> Information provided:
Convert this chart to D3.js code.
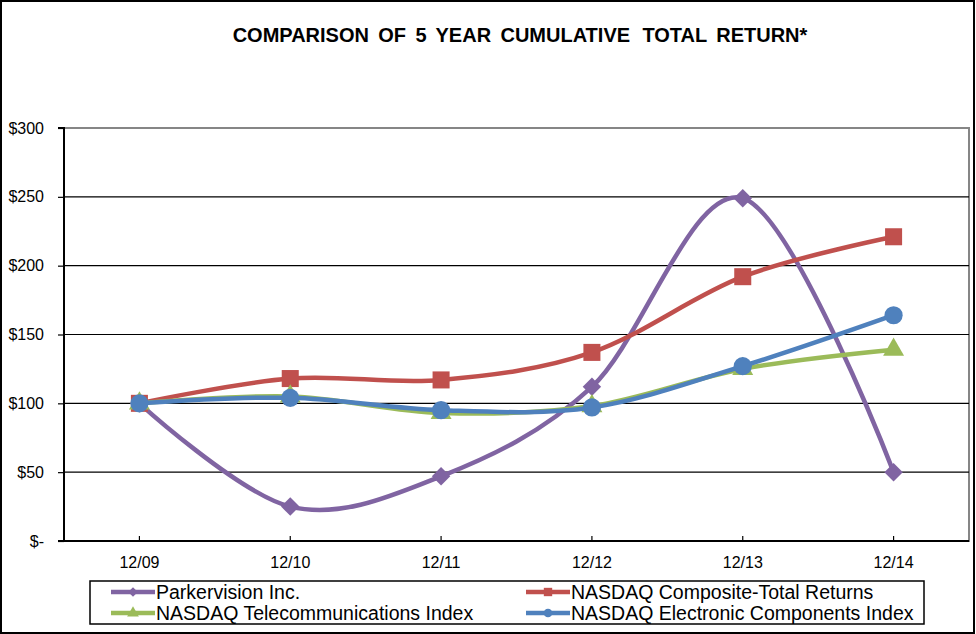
<!DOCTYPE html>
<html>
<head>
<meta charset="utf-8">
<script src="https://cdn.jsdelivr.net/npm/d3@7"></script>
<style>
    body { margin: 0; background: #fff; }
    svg { display: block; font-family: "Liberation Sans", Arial, sans-serif; }
</style>
</head>
<body>
<div id="chart"></div>
<script>
// data
const categories = ["12/09", "12/10", "12/11", "12/12", "12/13", "12/14"];
const parkervision = [100, 25, 47, 112, 249, 50];
const nasdaqComposite = [100, 118, 117, 137, 192, 221];
const nasdaqTelecom = [100, 105, 93, 98, 125, 139];
const nasdaqElectronic = [100, 104, 95, 97, 127, 164];
const yTicks = [0, 50, 100, 150, 200, 250, 300];

const series = [
    { name: "Parkervision Inc.", values: parkervision, color: "#8064a2", marker: "diamond" },
    { name: "NASDAQ Composite-Total Returns", values: nasdaqComposite, color: "#c0504d", marker: "square" },
    { name: "NASDAQ Telecommunications Index", values: nasdaqTelecom, color: "#9bbb59", marker: "triangle" },
    { name: "NASDAQ Electronic Components Index", values: nasdaqElectronic, color: "#4f81bd", marker: "circle" }
];

const width = 976, height = 634;
const margin = { top: 128, right: 7, bottom: 93, left: 64 };
const innerW = width - margin.left - margin.right,
    innerH = height - margin.top - margin.bottom;

const svg = d3.select("#chart")
    .append("svg")
    .attr("width", width)
    .attr("height", height);

// outer frame
svg.append("rect")
    .attr("x", 1).attr("y", 1)
    .attr("width", width - 3).attr("height", height - 2)
    .attr("fill", "#fff")
    .attr("stroke", "#000")
    .attr("stroke-width", 2);

// title, a bit more room before TOTAL like the original
const title = svg.append("text")
    .attr("x", 520)
    .attr("y", 42)
    .attr("text-anchor", "middle")
    .attr("font-size", 20)
    .attr("font-weight", "bold")
    .attr("word-spacing", 3.8);
title.append("tspan").text("COMPARISON OF 5 YEAR CUMULATIVE ");
title.append("tspan").attr("dx", 3).text("TOTAL RETURN*");

const g = svg.append("g")
    .attr("transform", "translate(" + margin.left + "," + margin.top + ")");

const x = d3.scaleBand().domain(categories).range([0, innerW]);
const y = d3.scaleLinear().domain([0, 300]).range([innerH, 0]);

// plot border (grey top/right)
g.append("rect")
    .attr("width", innerW).attr("height", innerH)
    .attr("fill", "none")
    .attr("stroke", "#868686")
    .attr("stroke-width", 2);

// gridlines
g.selectAll(".grid")
    .data(yTicks.filter(d => d > 0 && d < 300))
    .enter()
    .append("line")
    .attr("x1", 0).attr("x2", innerW)
    .attr("y1", d => y(d)).attr("y2", d => y(d))
    .attr("stroke", "#000")
    .attr("stroke-width", 1.2);

// y axis
const yAxis = d3.axisLeft(y)
    .tickValues(yTicks)
    .tickSize(6)
    .tickPadding(14)
    .tickFormat(d => d === 0 ? "$-" : "$" + d);
const ya = g.append("g").call(yAxis);
ya.select(".domain").attr("stroke", "#000").attr("stroke-width", 2).attr("d", "M-6,0H0V" + innerH + "H-6");
ya.selectAll("line").attr("stroke", "#000").attr("stroke-width", 1.2);
ya.selectAll("text").attr("font-size", 16).attr("fill", "#000").attr("font-family", "Liberation Sans, Arial, sans-serif");

// x axis, ticks pointing inward
const xAxis = d3.axisBottom(x).tickSize(-5).tickPadding(16);
const xa = g.append("g")
    .attr("transform", "translate(0," + innerH + ")")
    .call(xAxis);
xa.select(".domain").attr("stroke", "#000").attr("stroke-width", 2).attr("d", "M0,0H" + innerW);
xa.selectAll("line").attr("stroke", "#000").attr("stroke-width", 1.2);
xa.selectAll("text").attr("font-size", 16).attr("fill", "#000").attr("font-family", "Liberation Sans, Arial, sans-serif");

const cx = d => x(d) + x.bandwidth() / 2;
const line = d3.line()
    .x((d, i) => cx(categories[i]))
    .y(d => y(d))
    .curve(d3.curveCatmullRom.alpha(0));

const symbolFor = {
    diamond: { sym: d3.symbol().type(d3.symbolSquare).size(170), rot: 45 },
    square: { sym: d3.symbol().type(d3.symbolSquare).size(290), rot: 0 },
    triangle: { sym: d3.symbol().type(d3.symbolTriangle).size(190), rot: 0 },
    circle: { sym: d3.symbol().type(d3.symbolCircle).size(260), rot: 0 }
};

series.forEach(s => {
    const sg = g.append("g").attr("class", "series");
    sg.append("path")
        .datum(s.values)
        .attr("d", line)
        .attr("fill", "none")
        .attr("stroke", s.color)
        .attr("stroke-width", 4.5)
        .attr("stroke-linejoin", "round");
    const m = symbolFor[s.marker];
    sg.selectAll("path.marker")
        .data(s.values)
        .enter()
        .append("path")
        .attr("class", "marker")
        .attr("d", m.sym)
        .attr("transform", (d, i) => "translate(" + cx(categories[i]) + "," + y(d) + ") rotate(" + m.rot + ")")
        .attr("fill", s.color);
});

// legend
const legend = svg.append("g");
legend.append("rect")
    .attr("x", 90).attr("y", 581)
    .attr("width", 834).attr("height", 43)
    .attr("fill", "#fff")
    .attr("stroke", "#000")
    .attr("stroke-width", 1.5);

const legendPos = [[111, 592], [526, 592], [111, 613], [526, 613]];
const legendSymbols = {
    diamond: { sym: d3.symbol().type(d3.symbolSquare).size(45), rot: 45 },
    square: { sym: d3.symbol().type(d3.symbolSquare).size(70), rot: 0 },
    triangle: { sym: d3.symbol().type(d3.symbolTriangle).size(60), rot: 0 },
    circle: { sym: d3.symbol().type(d3.symbolCircle).size(60), rot: 0 }
};
series.forEach((s, i) => {
    const [lx, ly] = legendPos[i];
    const item = legend.append("g").attr("transform", "translate(" + lx + "," + ly + ")");
    item.append("line")
        .attr("x1", 0).attr("x2", 44)
        .attr("stroke", s.color)
        .attr("stroke-width", 4.5);
    const m = legendSymbols[s.marker];
    item.append("path")
        .attr("d", m.sym)
        .attr("transform", "translate(22,0) rotate(" + m.rot + ")")
        .attr("fill", s.color);
    item.append("text")
        .attr("x", 45)
        .attr("dy", "0.36em")
        .attr("font-size", 19.5)
        .text(s.name);
});
</script>
</body>
</html>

> Directive:
Return only the lines running from the top of the data to the line that holds "const yTicks = [0, 50, 100, 150, 200, 250, 300];". Include both of those lines, but skip the pictures.

> Written response:
Convert this chart to D3.js code.
<!DOCTYPE html>
<html>
<head>
<meta charset="utf-8">
<script src="https://cdn.jsdelivr.net/npm/d3@7"></script>
<style>
    body { margin: 0; background: #fff; }
    svg { display: block; font-family: "Liberation Sans", Arial, sans-serif; }
</style>
</head>
<body>
<div id="chart"></div>
<script>
// data
const categories = ["12/09", "12/10", "12/11", "12/12", "12/13", "12/14"];
const parkervision = [100, 25, 47, 112, 249, 50];
const nasdaqComposite = [100, 118, 117, 137, 192, 221];
const nasdaqTelecom = [100, 105, 93, 98, 125, 139];
const nasdaqElectronic = [100, 104, 95, 97, 127, 164];
const yTicks = [0, 50, 100, 150, 200, 250, 300];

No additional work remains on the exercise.